» Work required: Skipping all pictures, set down the lines of the listing from the first through the one with "40, 50, 55];".

» Data lines:
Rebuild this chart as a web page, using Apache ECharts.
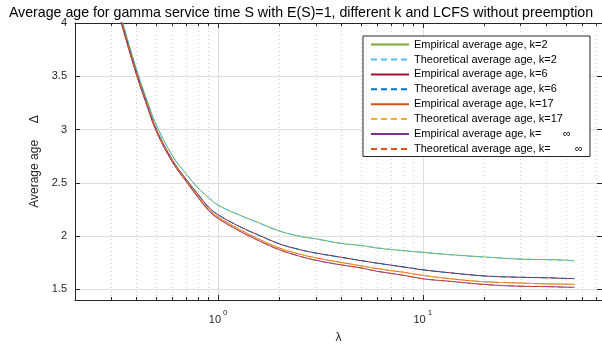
<!DOCTYPE html>
<html>
<head>
<meta charset="utf-8">
<script src="https://cdn.jsdelivr.net/npm/echarts@6/dist/echarts.min.js"></script>
<style>
  html, body { margin: 0; padding: 0; background: #fff; }
  #chart { width: 602px; height: 349px; }
</style>
</head>
<body>
<div id="chart"></div>
<script>
// arrival rate values (x)
const lambda = [0.3, 0.34, 0.4, 0.45, 0.5, 0.6, 0.7, 0.8, 0.9, 1, 1.28, 1.6, 2, 2.5, 3, 4, 5, 6, 8, 10, 13.5, 20, 30, 40, 50, 55];

// average age
const empK2   = [4.40, 4.02, 3.56, 3.27, 3.04, 2.75, 2.58, 2.45, 2.36, 2.29, 2.195, 2.121, 2.047, 1.998, 1.975, 1.930, 1.912, 1.887, 1.864, 1.846, 1.826, 1.804, 1.783, 1.779, 1.774, 1.768];
const thK2    = [4.40, 4.02, 3.56, 3.27, 3.04, 2.75, 2.58, 2.45, 2.36, 2.29, 2.195, 2.118, 2.045, 2.000, 1.972, 1.932, 1.910, 1.890, 1.862, 1.848, 1.825, 1.802, 1.786, 1.778, 1.772, 1.767];
const empK6   = [4.36, 3.99, 3.53, 3.24, 3.00, 2.71, 2.53, 2.39, 2.27, 2.20, 2.088, 2.004, 1.926, 1.873, 1.841, 1.801, 1.769, 1.746, 1.711, 1.683, 1.656, 1.626, 1.613, 1.609, 1.602, 1.601];
const thK6    = [4.36, 3.99, 3.53, 3.24, 3.00, 2.71, 2.53, 2.39, 2.27, 2.20, 2.087, 2.003, 1.925, 1.874, 1.840, 1.800, 1.770, 1.745, 1.710, 1.684, 1.655, 1.625, 1.614, 1.608, 1.603, 1.601];
const empK17  = [4.35, 3.98, 3.52, 3.23, 2.99, 2.70, 2.52, 2.37, 2.25, 2.18, 2.060, 1.967, 1.886, 1.831, 1.796, 1.752, 1.721, 1.694, 1.661, 1.631, 1.601, 1.571, 1.559, 1.551, 1.549, 1.547];
const thK17   = [4.35, 3.98, 3.52, 3.23, 2.99, 2.70, 2.52, 2.37, 2.25, 2.18, 2.059, 1.966, 1.885, 1.832, 1.795, 1.753, 1.720, 1.695, 1.660, 1.632, 1.600, 1.572, 1.558, 1.552, 1.548, 1.547];
const empKinf = [4.34, 3.97, 3.51, 3.22, 2.98, 2.69, 2.51, 2.36, 2.24, 2.165, 2.045, 1.952, 1.871, 1.811, 1.773, 1.729, 1.701, 1.669, 1.633, 1.599, 1.576, 1.546, 1.529, 1.526, 1.520, 1.518];
const thKinf  = [4.34, 3.97, 3.51, 3.22, 2.98, 2.69, 2.51, 2.36, 2.24, 2.165, 2.044, 1.951, 1.870, 1.812, 1.772, 1.730, 1.700, 1.670, 1.632, 1.600, 1.575, 1.545, 1.530, 1.525, 1.521, 1.518];

// axis ticks
const xMajor = [1, 10];
const xMinor = [0.3, 0.4, 0.5, 0.6, 0.7, 0.8, 0.9, 2, 3, 4, 5, 6, 7, 8, 9, 20, 30, 40, 50, 60, 70];
const yTicks = [1.5, 2, 2.5, 3, 3.5, 4];

const seriesNames = [
  'Empirical average age, k=2',
  'Theoretical average age, k=2',
  'Empirical average age, k=6',
  'Theoretical average age, k=6',
  'Empirical average age, k=17',
  'Theoretical average age, k=17',
  'Empirical average age, k=       \u221e',
  'Theoretical average age, k=        \u221e'
];
const seriesData = [empK2, thK2, empK6, thK6, empK17, thK17, empKinf, thKinf];
const seriesColors = ['#77AC30', '#4DBEEE', '#A2142F', '#0072BD', '#D95319', '#EDB120', '#7E2F8E', '#D95319'];

const font = 'Liberation Sans, Arial, Helvetica, sans-serif';
const axisColor = '#262626';

const chart = echarts.init(document.getElementById('chart'));

const logX = (extra) => Object.assign({
  type: 'log',
  logBase: 10,
  min: 0.2,
  max: 75,
  gridIndex: 0,
  axisLine: { show: false },
  axisLabel: { show: false },
  splitLine: { show: false }
}, extra);

const valY = (extra) => Object.assign({
  type: 'value',
  min: 1.4,
  max: 4,
  gridIndex: 0,
  axisLabel: { show: false },
  splitLine: { show: false }
}, extra);

const option = {
  animation: false,
  backgroundColor: '#fff',
  title: {
    text: 'Average age for gamma service time S with E(S)=1, different k and LCFS without preemption',
    left: 'center',
    top: 1,
    textStyle: { fontFamily: font, fontSize: 14.2, fontWeight: 'normal', color: '#000' }
  },
  grid: { left: 75, top: 23, width: 527, height: 280 },
  legend: {
    orient: 'vertical',
    left: 363,
    top: 36,
    data: seriesNames,
    itemWidth: 38,
    itemHeight: 14,
    itemGap: 3.7,
    itemStyle: { opacity: 0 },
    padding: [3, 7, 2, 7],
    backgroundColor: '#fff',
    borderColor: axisColor,
    borderWidth: 1,
    textStyle: { fontFamily: font, fontSize: 11, color: '#000' }
  },
  xAxis: [
    logX({
      position: 'bottom',
      axisLine: { show: true, lineStyle: { color: axisColor, width: 1 } },
      axisTick: { show: true, inside: true, length: 5, customValues: xMajor, lineStyle: { color: axisColor } },
      axisLabel: {
        show: true,
        customValues: xMajor,
        margin: 9,
        formatter: (v) => '{b|10}{s|' + Math.round(Math.log10(v)) + '}',
        rich: {
          b: { fontFamily: font, fontSize: 11, color: axisColor, lineHeight: 16, verticalAlign: 'bottom' },
          s: { fontFamily: font, fontSize: 8, color: axisColor, lineHeight: 16, verticalAlign: 'top', padding: [0, 0, 0, 2] }
        }
      },
      splitLine: { show: true, lineStyle: { color: '#dedede', width: 1 } },
      name: '\u03bb',
      nameLocation: 'middle',
      nameGap: 32,
      nameTextStyle: { fontFamily: font, fontSize: 12, color: axisColor }
    }),
    logX({
      position: 'bottom',
      axisTick: { show: true, inside: true, length: 3, customValues: xMinor, lineStyle: { color: axisColor } },
      splitLine: { show: true, lineStyle: { color: '#cfcfcf', width: 1, type: [1, 3] } }
    }),
    logX({
      position: 'top',
      axisLine: { show: true, lineStyle: { color: axisColor, width: 1 } },
      axisTick: { show: true, inside: true, length: 5, customValues: xMajor, lineStyle: { color: axisColor } }
    }),
    logX({
      position: 'top',
      axisTick: { show: true, inside: true, length: 3, customValues: xMinor, lineStyle: { color: axisColor } }
    })
  ],
  yAxis: [
    valY({
      position: 'left',
      axisLine: { show: true, lineStyle: { color: axisColor, width: 1 } },
      axisTick: { show: true, inside: true, length: 5, customValues: yTicks, lineStyle: { color: axisColor } },
      axisLabel: { show: true, customValues: yTicks, margin: 8, fontFamily: font, fontSize: 11, color: axisColor },
      splitLine: { show: true, lineStyle: { color: '#dedede', width: 1 } },
      name: 'Average age     \u0394',
      nameLocation: 'middle',
      nameGap: 29,
      nameTextStyle: { fontFamily: font, fontSize: 12, color: axisColor }
    }),
    valY({
      position: 'right',
      axisLine: { show: true, lineStyle: { color: axisColor, width: 1 } },
      axisTick: { show: true, inside: true, length: 5, customValues: yTicks, lineStyle: { color: axisColor } }
    })
  ],
  series: seriesNames.map((name, i) => ({
    name: name,
    type: 'line',
    xAxisIndex: 0,
    yAxisIndex: 0,
    data: lambda.map((x, j) => [x, seriesData[i][j]]),
    symbol: 'none',
    smooth: 0.4,
    clip: true,
    color: seriesColors[i],
    lineStyle: { color: seriesColors[i], width: 1, type: i % 2 === 1 ? [6, 4] : 'solid' }
  }))
};

chart.setOption(option);
</script>
</body>
</html>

» Response:
Rebuild this chart as a web page, using Apache ECharts.
<!DOCTYPE html>
<html>
<head>
<meta charset="utf-8">
<script src="https://cdn.jsdelivr.net/npm/echarts@6/dist/echarts.min.js"></script>
<style>
  html, body { margin: 0; padding: 0; background: #fff; }
  #chart { width: 602px; height: 349px; }
</style>
</head>
<body>
<div id="chart"></div>
<script>
// arrival rate values (x)
const lambda = [0.3, 0.34, 0.4, 0.45, 0.5, 0.6, 0.7, 0.8, 0.9, 1, 1.28, 1.6, 2, 2.5, 3, 4, 5, 6, 8, 10, 13.5, 20, 30, 40, 50, 55];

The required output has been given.